6.19.2014

How The 2015 Volvo S60 T6 Drive-E Has Changed Everything

Front 3/4 view of 2014 Volvo S60 T6 Drive-E
The 2015 Volvo S60 T6 Drive-E.

If you find yourself wondering "Whatever happened to Volvo?", you can't be blamed.  A status symbol of sorts as the thinking man and woman's car in the 70s, 80s and 90s, ownership changes--from the original Swedes to Ford and then to Geely of China--some less than stellar vehicles (the S40, essentially a re-badged Mitsubishi Carisma) and a loss of focus in what Volvo stands for have driven Volvo's sales to the point of near-invisibility.

This may be the turning point.



Rear 3/4 view of 2015 Volvo S60 T6 Drive-E
2015 Volvo S60 T6 Drive-E.

It is the 2015 Volvo S60 T6 Drive-E.  And it is the beginning of a new era at Volvo.  Six-cylinder engines are on their way out, in this case replaced by a two-liter four-cylinder that is both turbocharged and supercharged.  Combined with an eight-speed automatic transmission, it produces 302 horsepower, only 23 fewer than the 3-liter turbocharged six-cylinder in last year's S60 T6 R-Design.  It also lowers the point at which peak torque occurs from the low-to-mid 3000 RPM range to produce all 295 pounds per foot at 2100 RPM, which cures the turbo lag that plagued previous models.  Press the accelerator now and you'll get response immediately, not two seconds later.

Other not-inconsiderable benefits of the turbo- and supercharged four include a major improvement in fuel economy. Last year's turbo six was EPA rated at 18 city/25 highway.  For 2015, with the new powerplant, that leaps to 24 city/35 highway, helped along by start/stop technology.  And less weight over the front wheels improves the balance and handling of the car.

Interior view of 2015 Volvo S60 T6 Drive-E
2015 Volvo S60 T6 Drive-E interior.

The base price of $38,150 includes 18-inch alloy wheels, Volvo's Sensus infotainment system with a seven-inch LCD color monitor, an eight-speaker, 160-watt audio system with single CD player, HDRadio, SiriusXM Satellite Radio, USB and Bluetooth, the City Safety low-speed collision avoidance system, a passel of Volvo's active and passive safety systems, a power glass moonroof, leather-surfaced eight-way adjustable power front sport seats with three-position memory for the driver's seat, keyless entry, dual-zone climate control and rain-sensing wipers.

That is a complete car as is, but our test vehicle came with options.  Almost $10,000 worth.

The Platinum Package ($3,350) adds navigation with real-time traffic, an upgraded sound system, auto-dimming exterior and interior mirrors (the exterior mirrors are also power-retractable), accent lighting, HomeLink, a rear park assist camera and a grocery bag holder.
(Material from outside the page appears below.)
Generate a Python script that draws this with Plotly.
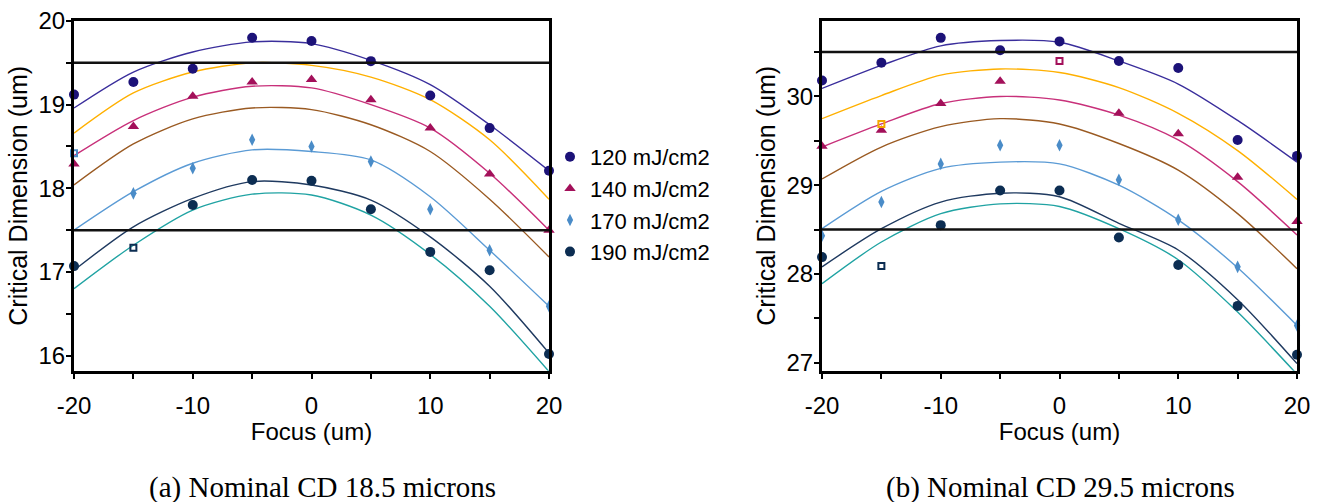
import plotly.graph_objects as go

focus = [-20, -15, -10, -5, 0, 5, 10, 15, 20]
focus_tick_vals = [-20, -10, 0, 10, 20]
focus_tick_text = ["-20", "-10", "0", "10", "20"]
series_names = ["120 mJ/cm2", "140 mJ/cm2", "170 mJ/cm2", "190 mJ/cm2"]

# ---------- Panel (a): nominal CD 18.5 microns ----------
a_120 = [19.12, 19.27, 19.43, 19.80, 19.76, 19.52, 19.11, 18.72, 18.21]
a_140 = [18.29, 18.74, 19.10, 19.27, 19.30, 19.06, 18.72, 18.17, 17.50]
a_170 = [None, 17.94, 18.24, 18.58, 18.50, 18.32, 17.75, 17.26, 16.59]
a_190 = [17.07, None, 17.80, 18.10, 18.09, 17.75, 17.24, 17.02, 16.02]

a_fit_120 = [18.96, 19.39, 19.63, 19.75, 19.73, 19.53, 19.24, 18.76, 18.21]
a_fit_130 = [18.66, 19.14, 19.39, 19.50, 19.47, 19.33, 19.06, 18.58, 17.87]
a_fit_140 = [18.39, 18.81, 19.09, 19.22, 19.20, 19.00, 18.72, 18.18, 17.50]
a_fit_155 = [18.04, 18.53, 18.83, 18.96, 18.94, 18.76, 18.44, 17.87, 17.18]
a_fit_170 = [17.50, 17.96, 18.30, 18.46, 18.44, 18.34, 17.90, 17.26, 16.59]
a_fit_190 = [17.02, 17.54, 17.88, 18.08, 18.04, 17.86, 17.42, 16.83, 16.03]
a_fit_200 = [16.80, 17.32, 17.74, 17.93, 17.92, 17.68, 17.21, 16.59, 15.81]

a_out_x = [-20, -15]
a_out_y = [18.42, 17.29]
a_out_series = ["170", "190"]

a_limits = [17.5, 19.5]

# ---------- Panel (b): nominal CD 29.5 microns ----------
b_120 = [30.18, 30.38, 30.66, 30.52, 30.62, 30.40, 30.32, 29.51, 29.33]
b_140 = [29.44, 29.62, 29.92, 30.17, None, 29.81, 29.58, 29.09, 28.59]
b_170 = [28.43, 28.81, 29.24, 29.45, 29.45, 29.06, 28.61, 28.08, 27.42]
b_190 = [28.19, None, 28.55, 28.94, 28.94, 28.41, 28.10, 27.64, 27.09]

b_fit_120 = [30.09, 30.35, 30.57, 30.63, 30.61, 30.40, 30.14, 29.73, 29.26]
b_fit_130 = [29.75, 30.01, 30.24, 30.31, 30.27, 30.10, 29.81, 29.39, 28.84]
b_fit_140 = [29.43, 29.69, 29.92, 30.00, 29.96, 29.79, 29.51, 29.04, 28.44]
b_fit_155 = [29.07, 29.43, 29.66, 29.75, 29.69, 29.47, 29.17, 28.68, 28.06]
b_fit_170 = [28.51, 28.93, 29.19, 29.26, 29.24, 29.00, 28.61, 28.07, 27.42]
b_fit_190 = [28.08, 28.51, 28.81, 28.91, 28.87, 28.57, 28.27, 27.71, 26.99]
b_fit_200 = [27.89, 28.36, 28.68, 28.79, 28.76, 28.51, 28.16, 27.57, 26.87]

b_out_x = [-15, 0, -15]
b_out_y = [29.69, 30.40, 28.09]
b_out_series = ["130", "140", "190"]

b_limits = [28.5, 30.5]

# ---------- styles ----------
marker_color = {"120": "#1c1278", "140": "#a3105a", "170": "#4a8cc8", "190": "#0c2d52"}
marker_symbol = {"120": "circle", "140": "triangle-up", "170": "diamond-tall", "190": "circle"}
marker_size = {"120": 10, "140": 10, "170": 9, "190": 10}
curve_color = {"120": "#3a2e9c", "130": "#ffb000", "140": "#c8307a", "155": "#9a5a22",
               "170": "#5b9bd5", "190": "#1f3a60", "200": "#20a3a3"}
out_color = {"130": "#f5a800", "140": "#a3105a", "170": "#4a8cc8", "190": "#0c2d52"}

FONT = "Liberation Sans, Arial, sans-serif"
SERIF = "Liberation Serif, Times New Roman, serif"
fig = go.Figure()

def add_panel(xa, ya, fits, pts, out_x, out_y, out_series, show_legend):
    for key, ys in fits:
        fig.add_trace(go.Scatter(x=focus, y=ys, mode="lines", xaxis=xa, yaxis=ya,
                                 line=dict(color=curve_color[key], width=1.4, shape="spline", smoothing=0.8),
                                 showlegend=False, hoverinfo="skip"))
    for (key, ys), name in zip(pts, series_names):
        fig.add_trace(go.Scatter(x=focus, y=ys, mode="markers", xaxis=xa, yaxis=ya, name=name,
                                 marker=dict(color=marker_color[key], symbol=marker_symbol[key],
                                             size=marker_size[key], line=dict(width=0)),
                                 cliponaxis=False, showlegend=show_legend))
    fig.add_trace(go.Scatter(x=out_x, y=out_y, mode="markers", xaxis=xa, yaxis=ya,
                             marker=dict(symbol="square-open", size=6,
                                         color=[out_color[s] for s in out_series],
                                         line=dict(width=2)),
                             cliponaxis=False, showlegend=False))

add_panel("x", "y",
          [("120", a_fit_120), ("130", a_fit_130), ("140", a_fit_140), ("155", a_fit_155),
           ("170", a_fit_170), ("190", a_fit_190), ("200", a_fit_200)],
          [("120", a_120), ("140", a_140), ("170", a_170), ("190", a_190)],
          a_out_x, a_out_y, a_out_series, True)
add_panel("x2", "y2",
          [("120", b_fit_120), ("130", b_fit_130), ("140", b_fit_140), ("155", b_fit_155),
           ("170", b_fit_170), ("190", b_fit_190), ("200", b_fit_200)],
          [("120", b_120), ("140", b_140), ("170", b_170), ("190", b_190)],
          b_out_x, b_out_y, b_out_series, False)

for lim in a_limits:
    fig.add_shape(type="line", xref="x domain", yref="y", x0=0, x1=1, y0=lim, y1=lim,
                  line=dict(color="#111111", width=2.5))
for lim in b_limits:
    fig.add_shape(type="line", xref="x2 domain", yref="y2", x0=0, x1=1, y0=lim, y1=lim,
                  line=dict(color="#111111", width=2.5))

W, H = 1328, 502
axis_common = dict(showline=True, linecolor="black", linewidth=3, mirror=True,
                   ticks="outside", ticklen=5, tickwidth=2, tickcolor="black",
                   showgrid=False, zeroline=False, automargin=False,
                   tickfont=dict(family=FONT, size=24, color="black"))
xcommon = dict(axis_common, range=[-20, 20], tickvals=focus_tick_vals, ticktext=focus_tick_text,
               minor=dict(dtick=5, ticks="outside", ticklen=5, tickwidth=2, tickcolor="black"),
               ticklabelstandoff=6,
               title=dict(text="Focus (um)", font=dict(family=FONT, size=24, color="black"), standoff=0))
ycommon = dict(axis_common, dtick=1, ticklabelstandoff=-4,
               minor=dict(dtick=0.5, ticks="outside", ticklen=5, tickwidth=2, tickcolor="black"),
               title=dict(text="Critical Dimension (um)", font=dict(family=FONT, size=25, color="black"),
                          standoff=4))
ydom = [1 - 370.7 / H, 1 - 21 / H]

fig.update_layout(
    width=W, height=H, margin=dict(l=0, r=0, t=0, b=0, autoexpand=False),
    paper_bgcolor="white", plot_bgcolor="white",
    xaxis=dict(xcommon, domain=[74 / W, 549 / W], anchor="y"),
    yaxis=dict(ycommon, domain=ydom, range=[15.82, 20], anchor="x"),
    xaxis2=dict(xcommon, domain=[822 / W, 1297 / W], anchor="y2"),
    yaxis2=dict(ycommon, domain=ydom, range=[26.91, 30.85], anchor="x2"),
    legend=dict(x=550 / W, y=1 - 136 / H, xanchor="left", yanchor="top",
                font=dict(family=FONT, size=22, color="black"),
                bgcolor="rgba(0,0,0,0)"),
    showlegend=True,
)

fig.add_annotation(text="(a) Nominal CD 18.5 microns", xref="paper", yref="paper",
                   x=322 / W, y=1 - 487 / H, showarrow=False, xanchor="center", yanchor="middle",
                   font=dict(family=SERIF, size=29, color="black"))
fig.add_annotation(text="(b) Nominal CD 29.5 microns", xref="paper", yref="paper",
                   x=1060 / W, y=1 - 487 / H, showarrow=False, xanchor="center", yanchor="middle",
                   font=dict(family=SERIF, size=29, color="black"))

fig.write_html("out.html", config={"displayModeBar": False},
               post_script="document.body.style.margin='0';document.body.style.overflow='hidden';")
The car was treated to 19-inch BOR Diamond Cut wheels with sport chassis for $1,250.

The Technology Package ($1,500) includes adaptive cruise control, collision warning with full auto brake, pedestrian/cyclist detection with auto brake, distance alert, driver alert control, lane departure warning, active high beams and road sign information.

Active dual Xenon headlights with washers cost another $800.

The Blind Spot Information Package ($900) brings blind spot information, cross-traffic alert, lane change merge aid and front and rear park assist.

And beyond that, the car's metallic paint ($550), and heated front seats ($500) were also options. Frankly, the last one is offensive.  There are far less expensive cars that either make heated front seats standard or part of an option package.  For Volvo, which is, despite its Chinese ownership, still a car built in Sweden---the only car built in Sweden, since SAAB's demise---to make them an a la carte option at that price is just nickel-and-diming.

With $925 destination charge, the as-tested price was $47,925. A stone's throw from $50,000 for a mid-size Volvo is sobering, but forgo the options and the price is $39,075 with destination.

Most of all, though, it is very, very good.  Performance and fuel economy essentially meet in the middle in this car.  But the middle is higher than expected. And, more than any car in recent memory, the seat and steering wheel seem capable of easy, quick adjustments to find the position just right for drivers of different sizes.

If it has been a long time since Volvo has been on your list of cars to consider---and the sales figures suggest that's likely---this is the one that should put it back into contention.